GUILLAUME, JEAN-LUC, LAURENT ET LA JOURNALISTE, au Théâtre du Train Bleu

Jeanne Lazar, auteure et metteure en scène de GUILLAUME, JEAN-LUC, LAURENT ET LA JOURNALISTE, aime la littérature. C’est d’ailleurs la littérature qui l’a amenée vers le théâtre. Et ses textes la font revenir, pour le moment, vers la littérature. Avant Guillaume Dustan ce fut Hervé Guibert, bientôt sans doute Nelly Arcan. Des écrivains que, pour aller vite, on pourrait qualifier de maudits. L’œuvre de Dustan, tant sur papier que sur écran, fait aujourd’hui l’objet d’une redécouverte, au Théâtre du Petit Saint-Martin par exemple, tandis qu’elle était devenue inaudible du vivant de son auteur.
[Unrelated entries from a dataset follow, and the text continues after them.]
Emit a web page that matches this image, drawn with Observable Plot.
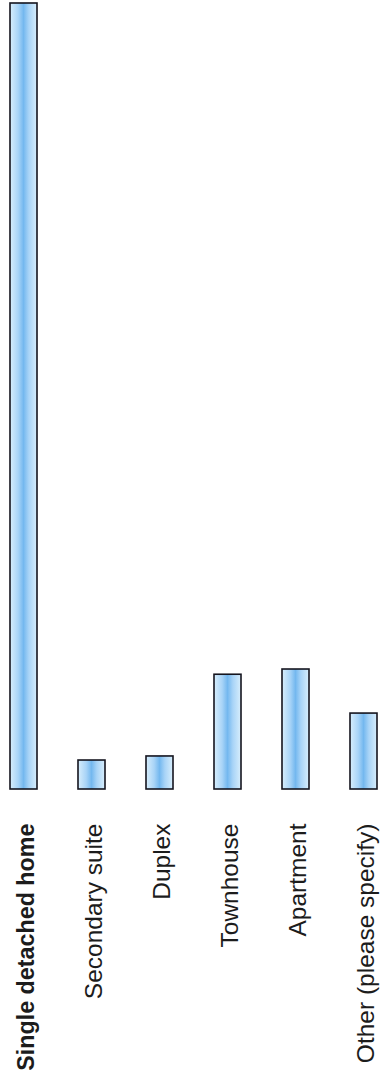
<!DOCTYPE html>
<html>
<head>
<meta charset="utf-8">
<script src="https://cdn.jsdelivr.net/npm/d3@7"></script>
<script src="https://cdn.jsdelivr.net/npm/@observablehq/plot@0.6"></script>
<style>
  html, body { margin: 0; padding: 0; background: #fff; }
  svg { display: block; }
</style>
</head>
<body>
<div id="chart"></div>
<script>
// Housing type shares (percent of respondents)
const categories = ["Single detached home", "Secondary suite", "Duplex", "Townhouse", "Apartment", "Other (please specify)"];
const shares = [67.8, 2.5, 2.85, 9.9, 10.35, 6.55];
const boldCategories = ["Single detached home"];

const data = categories.map((c, i) => ({category: c, share: shares[i]}));

const W = 381, H = 1083;

// Shared options for the rotated category labels under the bars
const labelOpts = {
  x: "category",
  frameAnchor: "bottom",
  text: "category",
  rotate: -90,
  textAnchor: "end",
  lineAnchor: "middle",
  dy: 34,
  dx: 2.5,
  fill: "#1c1c1c"
};

const chart = Plot.plot({
  width: W,
  height: H,
  marginTop: 3,
  marginBottom: 294,
  marginLeft: 0,
  marginRight: 0,
  style: {fontFamily: "'Liberation Sans', Arial, sans-serif", background: "#fff"},
  x: {domain: categories, range: [8, 379.5], paddingInner: 0.61, paddingOuter: 0, axis: null},
  y: {domain: [0, 67.8], axis: null},
  marks: [
    Plot.barY(data, {
      x: "category",
      y: "share",
      fill: "url(#barGradient)",
      stroke: "#15151f",
      strokeWidth: 1.6
    }),
    Plot.text(data.filter(d => !boldCategories.includes(d.category)), {
      ...labelOpts,
      fontSize: 24.5
    }),
    Plot.text(data.filter(d => boldCategories.includes(d.category)), {
      ...labelOpts,
      fontSize: 23.3,
      fontWeight: "bold"
    })
  ]
});

// Horizontal gradient: pale edges, deeper blue down the middle of each bar
const defs = d3.select(chart).insert("defs", ":first-child");
const grad = defs.append("linearGradient")
  .attr("id", "barGradient")
  .attr("x1", "0").attr("x2", "1").attr("y1", "0").attr("y2", "0");
grad.append("stop").attr("offset", "0%").attr("stop-color", "#d8eefc");
grad.append("stop").attr("offset", "30%").attr("stop-color", "#a9d4f7");
grad.append("stop").attr("offset", "50%").attr("stop-color", "#74b8ef");
grad.append("stop").attr("offset", "70%").attr("stop-color", "#a9d4f7");
grad.append("stop").attr("offset", "100%").attr("stop-color", "#d8eefc");

document.getElementById("chart").append(chart);
</script>
</body>
</html>
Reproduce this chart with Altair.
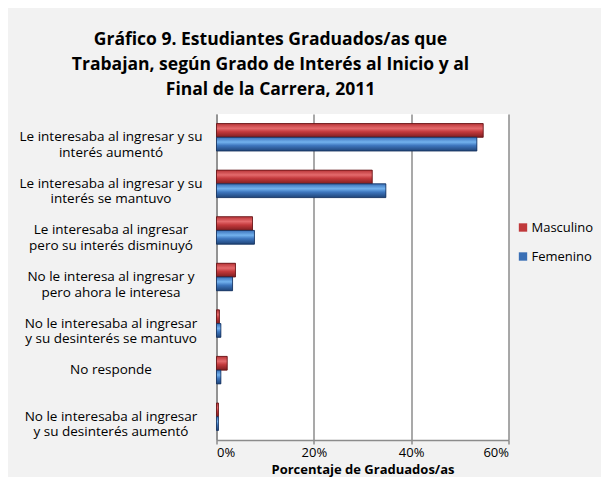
import altair as alt
import pandas as pd

categories = [
    "Le interesaba al ingresar y su|interés aumentó",
    "Le interesaba al ingresar y su|interés se mantuvo",
    "Le interesaba al ingresar|pero su interés disminuyó",
    "No le interesa al ingresar y|pero ahora le interesa",
    "No le interesaba al ingresar|y su desinterés se mantuvo",
    "No responde",
    "No le interesaba al ingresar|y su desinterés aumentó",
]
masculino = [54.8, 32.0, 7.4, 3.9, 0.6, 2.2, 0.4]
femenino = [53.5, 34.8, 7.8, 3.3, 0.9, 0.9, 0.4]
series = ["Masculino", "Femenino"]
title_lines = [
    "Gráfico 9. Estudiantes Graduados/as que",
    "Trabajan, según Grado de Interés al Inicio y al",
    "Final de la Carrera, 2011",
]

rows = []
for c, m, f in zip(categories, masculino, femenino):
    rows.append({"cat": c, "serie": "Masculino", "val": m / 100})
    rows.append({"cat": c, "serie": "Femenino", "val": f / 100})
df = pd.DataFrame(rows)

FONT = "Open Sans"
FS = 13.5

y_enc = alt.Y(
    "cat:N",
    sort=categories,
    scale=alt.Scale(paddingInner=0.41, paddingOuter=0.205),
    axis=alt.Axis(
        title=None,
        labelExpr="split(datum.label, '|')",
        labelAlign="center",
        labelBaseline="middle",
        labelPadding=106,
        labelLineHeight=15.5,
        labelFontSize=FS,
        labelFont=FONT,
        labelColor="#000000",
        ticks=False,
        domainColor="#8c8c8c",
        domainWidth=1.5,
        labelLimit=300,
    ),
)
x_enc = alt.X(
    "val:Q",
    scale=alt.Scale(domain=[0, 0.6]),
    axis=alt.Axis(
        values=[0, 0.2, 0.4, 0.6],
        format=".0%",
        title="Porcentaje de Graduados/as",
        titleFont=FONT,
        titleFontSize=13,
        titleFontWeight="bold",
        titleColor="#000000",
        titlePadding=4,
        labelFont=FONT,
        labelFontSize=13,
        labelColor="#000000",
        labelPadding=2,
        tickSize=4,
        tickColor="#8c8c8c",
        tickWidth=1.5,
        domainColor="#8c8c8c",
        domainWidth=1.5,
        gridColor="#8c8c8c",
        gridWidth=1.5,
    ),
)
yoff = alt.YOffset("serie:N", sort=series, scale=alt.Scale(domain=series))

base = alt.Chart(df)

solid = base.mark_bar().encode(
    x=x_enc,
    y=y_enc,
    yOffset=yoff,
    color=alt.Color(
        "serie:N",
        scale=alt.Scale(domain=series, range=["#C0393B", "#3A6FB5"]),
        legend=alt.Legend(
            title=None,
            orient="none",
            legendX=300,
            legendY=107,
            symbolType="square",
            symbolSize=70,
            symbolStrokeWidth=0,
            labelFont=FONT,
            labelFontSize=13,
            labelColor="#000000",
            rowPadding=15,
            labelOffset=2,
        ),
    ),
)

red_grad = alt.Gradient(
    gradient="linear", x1=0, y1=0, x2=0, y2=1,
    stops=[
        alt.GradientStop(color="#B83437", offset=0),
        alt.GradientStop(color="#E46A6C", offset=0.35),
        alt.GradientStop(color="#C3393C", offset=0.6),
        alt.GradientStop(color="#7E1E20", offset=1),
    ],
)
blue_grad = alt.Gradient(
    gradient="linear", x1=0, y1=0, x2=0, y2=1,
    stops=[
        alt.GradientStop(color="#3A70B8", offset=0),
        alt.GradientStop(color="#73B2EE", offset=0.35),
        alt.GradientStop(color="#3E76BE", offset=0.6),
        alt.GradientStop(color="#1F4478", offset=1),
    ],
)

red = base.transform_filter(alt.datum.serie == "Masculino").mark_bar(
    color=red_grad, stroke="#5E1214", strokeWidth=0.8
).encode(x=x_enc, y=y_enc, yOffset=yoff)
blue = base.transform_filter(alt.datum.serie == "Femenino").mark_bar(
    color=blue_grad, stroke="#15305A", strokeWidth=0.8
).encode(x=x_enc, y=y_enc, yOffset=yoff)

chart = (
    alt.layer(solid, red, blue)
    .properties(
        width=292,
        height=326,
        autosize=alt.AutoSizeParams(type="none"),
        padding={"left": 208.5, "top": 106, "right": 92, "bottom": 37},
        background="#f2f2f2",
        title=alt.TitleParams(
            text=title_lines,
            font=FONT,
            fontSize=17.5,
            fontWeight="bold",
            color="#000000",
            lineHeight=25,
            anchor="middle",
            dx=-92,
            offset=16,
        ),
    )
    .configure_view(fill="#ffffff", strokeWidth=0)
)

chart.save("out.html", embed_options={"renderer": "svg", "actions": False})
Jeanne Lazar fait partie d’une (jeune) génération qui aborde Dustan munie de ses propres clés de lecture, une génération peut-être plus Dustan-compatible que les précédentes, comme si Dustan avait été en avance sur son temps. Dans sa pièce, elle a l’intelligence d’éviter le piège d’une réhabilitation à tout crin. Il ne s’agit pas de le placer sur un piédestal, mais de lui accorder l’espace d’expression que la télévision, qui l’invitait pour le buzz, lui refusait une fois au plateau. Entre reconstitution et réécriture, la pièce commence avec une émission littéraire, trois écrivains, dont Dustan, et une journaliste, qui annonce fièrement que l’on peut tout y dire. Il n’en est d’abord rien, et resurgit le fantôme du Guillaume Dustan désorienté chez Dechavanne ou Ardisson. Avant qu’il ne se rebelle… Une pièce bien écrite, mesurée et intéressante par son atmosphère de flottement où se tapit la mort. Les oreilles trop chastes s’abstiendront.